GIVEN INFORMATION:
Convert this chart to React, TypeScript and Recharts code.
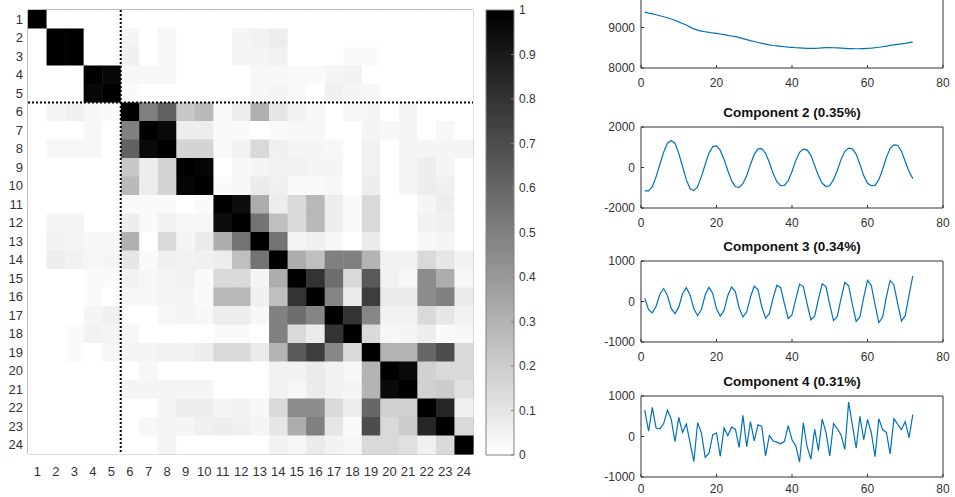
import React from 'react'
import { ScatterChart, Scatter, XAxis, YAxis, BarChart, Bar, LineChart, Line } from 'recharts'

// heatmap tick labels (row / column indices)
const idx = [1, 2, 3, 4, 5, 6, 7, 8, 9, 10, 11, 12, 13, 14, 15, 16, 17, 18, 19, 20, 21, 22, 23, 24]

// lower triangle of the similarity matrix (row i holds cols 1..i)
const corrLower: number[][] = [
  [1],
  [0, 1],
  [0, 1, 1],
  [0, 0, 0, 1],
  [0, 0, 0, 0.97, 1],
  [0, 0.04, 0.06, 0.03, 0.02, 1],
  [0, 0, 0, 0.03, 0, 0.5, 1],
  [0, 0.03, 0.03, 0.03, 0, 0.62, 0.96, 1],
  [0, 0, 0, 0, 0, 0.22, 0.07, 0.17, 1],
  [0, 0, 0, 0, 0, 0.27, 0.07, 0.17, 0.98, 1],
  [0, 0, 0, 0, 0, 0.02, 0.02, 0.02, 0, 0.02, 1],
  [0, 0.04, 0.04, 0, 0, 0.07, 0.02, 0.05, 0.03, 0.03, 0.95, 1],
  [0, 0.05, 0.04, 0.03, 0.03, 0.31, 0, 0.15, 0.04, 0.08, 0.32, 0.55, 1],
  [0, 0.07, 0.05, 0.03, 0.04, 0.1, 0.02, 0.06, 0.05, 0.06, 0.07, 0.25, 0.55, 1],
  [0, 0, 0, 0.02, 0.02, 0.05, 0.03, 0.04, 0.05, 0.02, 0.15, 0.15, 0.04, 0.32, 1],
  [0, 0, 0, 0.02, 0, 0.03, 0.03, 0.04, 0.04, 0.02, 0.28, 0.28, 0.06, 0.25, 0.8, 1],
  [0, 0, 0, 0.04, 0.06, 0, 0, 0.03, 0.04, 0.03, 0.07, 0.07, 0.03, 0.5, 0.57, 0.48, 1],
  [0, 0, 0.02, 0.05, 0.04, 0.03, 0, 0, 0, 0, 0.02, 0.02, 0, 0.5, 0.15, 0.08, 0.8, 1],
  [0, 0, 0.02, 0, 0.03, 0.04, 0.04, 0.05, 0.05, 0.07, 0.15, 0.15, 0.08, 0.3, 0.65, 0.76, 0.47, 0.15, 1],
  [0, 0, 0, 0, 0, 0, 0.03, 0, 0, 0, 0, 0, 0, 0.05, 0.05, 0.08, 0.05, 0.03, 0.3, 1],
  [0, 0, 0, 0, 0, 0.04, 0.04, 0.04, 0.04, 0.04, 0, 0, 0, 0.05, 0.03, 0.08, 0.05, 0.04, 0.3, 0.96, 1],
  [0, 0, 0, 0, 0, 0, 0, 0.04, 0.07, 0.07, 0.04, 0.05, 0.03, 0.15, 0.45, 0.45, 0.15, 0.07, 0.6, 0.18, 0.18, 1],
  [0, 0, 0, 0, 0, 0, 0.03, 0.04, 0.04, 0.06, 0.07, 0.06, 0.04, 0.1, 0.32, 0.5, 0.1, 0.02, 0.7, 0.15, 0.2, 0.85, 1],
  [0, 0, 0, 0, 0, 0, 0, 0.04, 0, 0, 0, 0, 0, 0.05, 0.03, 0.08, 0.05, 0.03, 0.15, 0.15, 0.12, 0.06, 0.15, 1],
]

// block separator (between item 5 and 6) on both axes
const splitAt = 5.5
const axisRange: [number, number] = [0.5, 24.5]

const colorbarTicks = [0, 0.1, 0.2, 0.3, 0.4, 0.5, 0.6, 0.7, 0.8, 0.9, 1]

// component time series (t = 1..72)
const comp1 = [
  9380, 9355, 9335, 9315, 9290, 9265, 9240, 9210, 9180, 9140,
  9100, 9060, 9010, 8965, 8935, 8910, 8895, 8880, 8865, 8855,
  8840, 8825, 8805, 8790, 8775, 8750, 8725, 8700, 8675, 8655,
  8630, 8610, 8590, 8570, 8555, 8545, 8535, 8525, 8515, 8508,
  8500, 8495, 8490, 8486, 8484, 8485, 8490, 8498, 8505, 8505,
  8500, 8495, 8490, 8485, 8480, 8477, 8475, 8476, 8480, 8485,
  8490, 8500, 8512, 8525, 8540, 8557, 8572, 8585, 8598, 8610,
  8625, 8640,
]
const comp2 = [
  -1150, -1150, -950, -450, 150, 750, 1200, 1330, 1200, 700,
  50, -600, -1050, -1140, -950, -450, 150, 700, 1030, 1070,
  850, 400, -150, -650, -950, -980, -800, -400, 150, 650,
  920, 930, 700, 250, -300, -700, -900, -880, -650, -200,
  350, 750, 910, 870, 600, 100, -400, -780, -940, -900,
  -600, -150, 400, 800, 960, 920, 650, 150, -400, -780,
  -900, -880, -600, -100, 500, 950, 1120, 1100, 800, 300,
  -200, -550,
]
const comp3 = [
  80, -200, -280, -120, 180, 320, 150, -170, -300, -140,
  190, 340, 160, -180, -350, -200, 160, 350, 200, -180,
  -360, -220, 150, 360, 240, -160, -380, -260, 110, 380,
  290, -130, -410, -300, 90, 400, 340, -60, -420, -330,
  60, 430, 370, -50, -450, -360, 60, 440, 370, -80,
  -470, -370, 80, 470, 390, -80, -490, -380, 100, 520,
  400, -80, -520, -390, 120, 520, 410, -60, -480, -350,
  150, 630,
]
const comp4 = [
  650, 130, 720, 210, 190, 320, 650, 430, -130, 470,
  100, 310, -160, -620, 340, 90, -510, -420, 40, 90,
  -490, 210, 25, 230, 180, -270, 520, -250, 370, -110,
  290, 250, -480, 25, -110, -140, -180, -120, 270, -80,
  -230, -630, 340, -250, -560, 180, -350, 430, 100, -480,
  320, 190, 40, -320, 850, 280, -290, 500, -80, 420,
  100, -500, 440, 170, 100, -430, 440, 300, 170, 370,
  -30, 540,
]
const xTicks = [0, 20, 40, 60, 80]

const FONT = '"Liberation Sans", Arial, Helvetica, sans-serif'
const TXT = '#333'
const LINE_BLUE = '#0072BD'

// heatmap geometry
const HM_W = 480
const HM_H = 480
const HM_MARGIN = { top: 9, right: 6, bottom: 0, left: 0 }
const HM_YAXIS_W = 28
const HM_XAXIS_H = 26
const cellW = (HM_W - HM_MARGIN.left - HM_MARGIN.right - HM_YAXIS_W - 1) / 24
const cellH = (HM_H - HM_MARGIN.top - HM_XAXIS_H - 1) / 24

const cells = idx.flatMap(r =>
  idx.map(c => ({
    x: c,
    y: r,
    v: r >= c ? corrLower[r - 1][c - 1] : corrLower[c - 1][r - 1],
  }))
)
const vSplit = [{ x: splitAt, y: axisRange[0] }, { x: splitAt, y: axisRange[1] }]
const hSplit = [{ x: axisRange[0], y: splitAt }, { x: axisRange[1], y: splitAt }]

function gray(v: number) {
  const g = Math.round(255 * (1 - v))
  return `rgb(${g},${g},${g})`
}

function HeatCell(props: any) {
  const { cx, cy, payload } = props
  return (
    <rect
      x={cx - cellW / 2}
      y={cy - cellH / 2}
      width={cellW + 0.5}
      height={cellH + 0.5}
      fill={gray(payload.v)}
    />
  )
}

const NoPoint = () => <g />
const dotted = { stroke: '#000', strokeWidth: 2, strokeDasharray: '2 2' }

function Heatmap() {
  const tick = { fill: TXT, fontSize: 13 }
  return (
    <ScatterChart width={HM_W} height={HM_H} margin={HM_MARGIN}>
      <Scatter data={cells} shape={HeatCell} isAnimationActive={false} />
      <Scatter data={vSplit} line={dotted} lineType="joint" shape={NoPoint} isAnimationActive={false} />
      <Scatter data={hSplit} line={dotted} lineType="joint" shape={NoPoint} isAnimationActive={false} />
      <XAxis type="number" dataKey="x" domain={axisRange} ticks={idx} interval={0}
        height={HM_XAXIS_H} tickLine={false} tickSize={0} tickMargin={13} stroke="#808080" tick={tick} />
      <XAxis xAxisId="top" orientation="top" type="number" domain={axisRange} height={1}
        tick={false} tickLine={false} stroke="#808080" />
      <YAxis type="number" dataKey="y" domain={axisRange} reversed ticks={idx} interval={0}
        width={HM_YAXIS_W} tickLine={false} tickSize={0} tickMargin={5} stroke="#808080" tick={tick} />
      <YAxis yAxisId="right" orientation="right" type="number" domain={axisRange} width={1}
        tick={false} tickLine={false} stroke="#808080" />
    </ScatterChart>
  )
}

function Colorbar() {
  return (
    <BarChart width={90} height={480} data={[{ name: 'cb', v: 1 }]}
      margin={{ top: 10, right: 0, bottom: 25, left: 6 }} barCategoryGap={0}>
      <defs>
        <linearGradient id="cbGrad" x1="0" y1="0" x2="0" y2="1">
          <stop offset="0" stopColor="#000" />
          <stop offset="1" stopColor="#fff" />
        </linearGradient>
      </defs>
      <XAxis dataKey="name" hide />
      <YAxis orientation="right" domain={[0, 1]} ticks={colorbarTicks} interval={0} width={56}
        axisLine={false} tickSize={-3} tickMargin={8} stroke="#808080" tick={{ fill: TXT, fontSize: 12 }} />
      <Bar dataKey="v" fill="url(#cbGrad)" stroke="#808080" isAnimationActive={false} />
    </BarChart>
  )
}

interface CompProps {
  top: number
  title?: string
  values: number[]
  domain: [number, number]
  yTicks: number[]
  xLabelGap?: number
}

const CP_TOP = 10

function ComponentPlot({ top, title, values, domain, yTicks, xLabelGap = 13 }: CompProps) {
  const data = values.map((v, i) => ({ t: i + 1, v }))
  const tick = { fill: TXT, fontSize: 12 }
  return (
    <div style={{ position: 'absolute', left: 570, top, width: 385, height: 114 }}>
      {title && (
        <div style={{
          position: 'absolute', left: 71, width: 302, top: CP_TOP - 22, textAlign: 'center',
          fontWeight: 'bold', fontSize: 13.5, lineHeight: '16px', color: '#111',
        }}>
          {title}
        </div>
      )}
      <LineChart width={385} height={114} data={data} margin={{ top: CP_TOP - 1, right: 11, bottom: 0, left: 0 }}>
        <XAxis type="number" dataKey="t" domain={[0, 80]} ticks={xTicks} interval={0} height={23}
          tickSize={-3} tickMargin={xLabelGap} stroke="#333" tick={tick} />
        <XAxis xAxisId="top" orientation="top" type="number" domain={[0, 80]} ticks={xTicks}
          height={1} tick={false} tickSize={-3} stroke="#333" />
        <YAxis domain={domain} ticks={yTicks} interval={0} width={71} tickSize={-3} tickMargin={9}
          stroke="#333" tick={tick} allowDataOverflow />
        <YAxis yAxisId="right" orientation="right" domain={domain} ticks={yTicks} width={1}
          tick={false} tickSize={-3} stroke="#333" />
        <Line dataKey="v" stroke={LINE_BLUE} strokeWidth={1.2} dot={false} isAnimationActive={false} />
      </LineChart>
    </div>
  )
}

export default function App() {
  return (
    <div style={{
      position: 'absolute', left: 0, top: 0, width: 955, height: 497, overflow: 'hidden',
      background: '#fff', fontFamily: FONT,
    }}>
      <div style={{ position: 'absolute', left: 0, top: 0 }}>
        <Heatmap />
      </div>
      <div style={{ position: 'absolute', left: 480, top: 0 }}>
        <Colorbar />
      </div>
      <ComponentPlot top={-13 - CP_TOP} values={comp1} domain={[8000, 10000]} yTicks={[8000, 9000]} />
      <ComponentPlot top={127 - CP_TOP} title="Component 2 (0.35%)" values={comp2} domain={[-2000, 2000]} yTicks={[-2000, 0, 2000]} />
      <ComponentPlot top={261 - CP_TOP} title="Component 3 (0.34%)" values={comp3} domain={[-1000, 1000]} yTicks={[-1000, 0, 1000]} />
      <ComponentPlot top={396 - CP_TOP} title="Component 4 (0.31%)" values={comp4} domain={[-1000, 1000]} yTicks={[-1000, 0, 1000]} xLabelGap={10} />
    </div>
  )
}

PROMPT: Every line holding "React" should be copied out.

WRITTEN REPLY:
Convert this chart to React, TypeScript and Recharts code.
import React from 'react'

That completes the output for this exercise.